Make the surveyor’s job easy, and your boat sells faster
- Captn Tommy

- Jan 12
- 4 min read
Seller pre-survey preparation checklist for smoother inspections, cleaner survey reports, and easier yacht insurance approval

This text answers the question: What should a seller do before the marine survey so the report supports insurance approval and a clean closing?
Why this matters more now than it did a few years ago
A lot of sellers still treat the survey as a formality. In the 2025–2026 market, it is often the insurance gatekeeper.
The buyer is not only buying your boat, they are buying the ability to insure it. Underwriters (the insurance company’s risk decision-makers) rarely “assume the best.” They assume whatever the report cannot verify is an unknown risk. And unknown risk is what delays deals, triggers exclusions, or kills coverage.
So if you want the best possible outcome, your real goal is simple: help the surveyor write a report with as few “access limited” and “could not verify” statements as possible.

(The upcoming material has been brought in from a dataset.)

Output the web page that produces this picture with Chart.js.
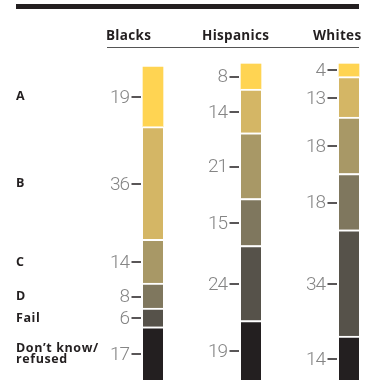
<!DOCTYPE html>
<html>
<head>
<meta charset="utf-8">
<script src="https://cdn.jsdelivr.net/npm/chart.js@4.4.1/dist/chart.umd.min.js"></script>
<style>
  html, body { margin: 0; padding: 0; background: #fff; }
  canvas { display: block; }
</style>
</head>
<body>
<canvas id="grades" width="373" height="392"></canvas>
<script>
// Groups (columns) and grade rows, top to bottom
const groups = ['Blacks', 'Hispanics', 'Whites'];
const grades = ['A', 'B', 'C', 'D', 'Fail', "Don't know/refused"];
const gradeLabels = [['A'], ['B'], ['C'], ['D'], ['Fail'], ["Don\u2019t know/", 'refused']];

// Percent per group, listed per grade
const gradeA = [19, 8, 4];
const gradeB = [36, 14, 13];
const gradeC = [14, 21, 18];
const gradeD = [8, 15, 18];
const gradeFail = [6, 24, 34];
const gradeDontKnow = [17, 19, 14];

const gradeColors = ['#ffd452', '#d4b665', '#a89866', '#7f775e', '#56524a', '#231f20'];

const rows = [gradeA, gradeB, gradeC, gradeD, gradeFail, gradeDontKnow];

// Chart.js stacks from the bottom up, so reverse the rows
const datasets = rows.map((data, i) => ({
    label: grades[i],
    data: data,
    backgroundColor: gradeColors[i],
    borderColor: '#ffffff',
    borderWidth: i === 0 ? 0 : { top: 2, bottom: 0, left: 0, right: 0 },
    borderSkipped: false,
    barThickness: 20,
    clip: false,
    rowIndex: i
})).reverse();

const NUM_FONT = '300 19px Roboto, "Liberation Sans", sans-serif';
const LABEL_FONT = 'bold 12.5px "Open Sans", "Liberation Sans", sans-serif';
const HEAD_FONT = 'bold 13.5px "Open Sans", "Liberation Sans", sans-serif';

/**
 * Draws the header rule, group titles, row labels and value ticks
 */
const decorations = {
    id: 'decorations',
    afterDatasetsDraw(chart) {
        const ctx = chart.ctx;
        ctx.save();

        // Heavy rule across the top
        ctx.fillStyle = '#231f20';
        ctx.fillRect(16, 4, 343, 5);

        // Group headings
        ctx.font = HEAD_FONT;
        ctx.fillStyle = '#231f20';
        ctx.textBaseline = 'alphabetic';
        ctx.textAlign = 'left';
        ctx.letterSpacing = '0.3px';
        const headX = [106, 202, 313];
        groups.forEach((g, i) => ctx.fillText(g, headX[i], 40));
        ctx.letterSpacing = '0px';

        // Thin line under headings
        ctx.fillStyle = '#555';
        ctx.fillRect(107, 47, 252, 1);

        // Value labels with tick dashes
        chart.data.datasets.forEach((ds, d) => {
            const meta = chart.getDatasetMeta(d);
            meta.data.forEach((el, i) => {
                const top = Math.min(el.y, el.base);
                const bottom = Math.max(el.y, el.base);
                const cy = ds.rowIndex === 0 ? (top + bottom) / 2 : (top + 2 + bottom) / 2;
                const left = el.x - el.width / 2;

                ctx.fillStyle = '#231f20';
                ctx.fillRect(left - 11.5, Math.round(cy) - 0.75, 9.5, 1.5);

                ctx.font = NUM_FONT;
                ctx.fillStyle = '#858585';
                ctx.textAlign = 'right';
                ctx.textBaseline = 'middle';
                ctx.letterSpacing = '-1px';
                ctx.fillText(String(ds.data[i]), left - 14, cy + 1);
                ctx.letterSpacing = '0px';

                // Row labels sit level with the first column's segments
                if (i === 0) {
                    ctx.font = LABEL_FONT;
                    ctx.fillStyle = '#231f20';
                    ctx.textAlign = 'left';
                    ctx.letterSpacing = '0.6px';
                    const lines = gradeLabels[ds.rowIndex];
                    const lineH = 11;
                    lines.forEach((line, k) => {
                        const ly = cy + (k - (lines.length - 1) / 2) * lineH;
                        ctx.fillText(line, 16, ly);
                    });
                    ctx.letterSpacing = '0px';
                }
            });
        });

        ctx.restore();
    }
};

new Chart(document.getElementById('grades'), {
    type: 'bar',
    data: {
        labels: groups,
        datasets: datasets
    },
    options: {
        responsive: false,
        animation: false,
        layout: {
            padding: { left: 153, right: 24, top: 64, bottom: 12 }
        },
        plugins: {
            legend: { display: false },
            tooltip: { enabled: false }
        },
        scales: {
            x: {
                stacked: true,
                offset: false,
                display: false
            },
            y: {
                stacked: true,
                min: 0,
                max: 101,
                display: false
            }
        }
    },
    plugins: [decorations]
});
</script>
</body>
</html>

Think of the underwriter as the invisible buyer
On survey day, you may see one person with a flashlight and a camera. In reality, the report is being written for three parties: buyer, lender (if any), and the underwriter.
The underwriter will never step aboard. They only see evidence and wording. If the report reads like this:
“Operational status unknown due to inability to access components,”
it does not matter how good the boat actually is. The paper trail is what gets judged.
The seller’s advantage: limitations are optional
Most of the survey language that causes insurance friction is not about scary defects. It is about missing proof.
Here is the blunt truth: if a surveyor cannot see it, demonstrate it, or document it, they are required to say so. That single sentence can be the difference between “approved with standard terms” and “pending further information.”
Your job is to remove preventable limitations.
1) Access is everything
If lockers are packed, panels are blocked, or keys are missing, the survey becomes “inspection limited” by default.
Before the surveyor arrives:
Clear hanging lockers, lazarettes, engine spaces, and under-berth storage, especially around chainplates, steering gear, seacocks, and bulkhead tabbing
Remove loose gear that hides the hull-to-deck joint, keel area (monohulls), or structural landings (cats)
Make sure all access panels can be opened without a scavenger hunt for tools
Have a step ladder available if needed for rig inspection access points, mast base, or overhead fittings
A surveyor should not have to move your life around to inspect the structure that carries the loads.
2) Demonstration beats reassurance
Sellers often say “it works,” and mean it. Surveyors cannot write “it works” unless it was demonstrated or evidenced.
Make it easy to demonstrate systems:
Shore power connected and functioning
Batteries charged
Fresh water available for pumps, heads, and showers
Bilges reasonably clean and viewable (a filthy bilge creates questions you do not want)
Engines able to start, ideally from cold if scheduling allows
Navigation electronics powered up
Windlass cycled
Heads flushed
Bilge pumps tested (manual and automatic, where possible)
The goal is not perfection. The goal is verification.
3) Clutter is not cosmetic, it is a report limitation
It is completely normal to store gear aboard. It is not normal to expect a professional inspection while critical areas are buried.
When access is blocked, the report must say so.
Underwriters often read “inaccessible” as “unknown condition,” and unknown condition reads like hidden defect, even when it is not.
Treat survey day like an open house for the systems, not the décor.
4) Paperwork is the boat’s resume
In today’s market, invoices and reports carry real weight. A well-documented boat can look lower-risk than a boat that is technically similar but undocumented.
Have a simple binder or folder ready, even if it is not pretty:
Engine service records (recent dates matter)
Standing rigging replacement or inspection documentation
Saildrive diaphragm replacement date (if applicable)
Haul-out, bottom paint, and anode dates
Major upgrades (charging system, lithium, solar, watermaker, safety gear)
Prior surveys (even if old, they help establish history)
When a surveyor can cite dates and evidence, the report becomes specific. Specific is insurable.
5) Fix the small stuff so it does not imply a bigger story
Underwriters look for patterns. Ten minor issues can read like a maintenance culture problem, even if the big-ticket items are fine.
Before survey day, knock out the easy wins:
Replace expired flares and fire extinguishers
Fix obvious lighting and basic electrical tidiness issues
Secure loose wiring that looks improvised
Address small leaks or explain them clearly with evidence of repair attempts
Replace missing labels, missing breaker IDs, and missing safety placards where appropriate
You are not “hiding” anything by fixing small issues. You are preventing cheap distractions from contaminating the story of the boat.
6) Do a quick self-survey the day before
Walk the boat like a stranger would, slowly, with a notebook.
Ask yourself:
Is anything important blocked, locked, or buried?
Can the surveyor access seacocks and hose runs?
Are the bilges viewable and not masking leaks?
Are there obvious DIY modifications with no documentation?
Are manuals, serial numbers, and service stickers available?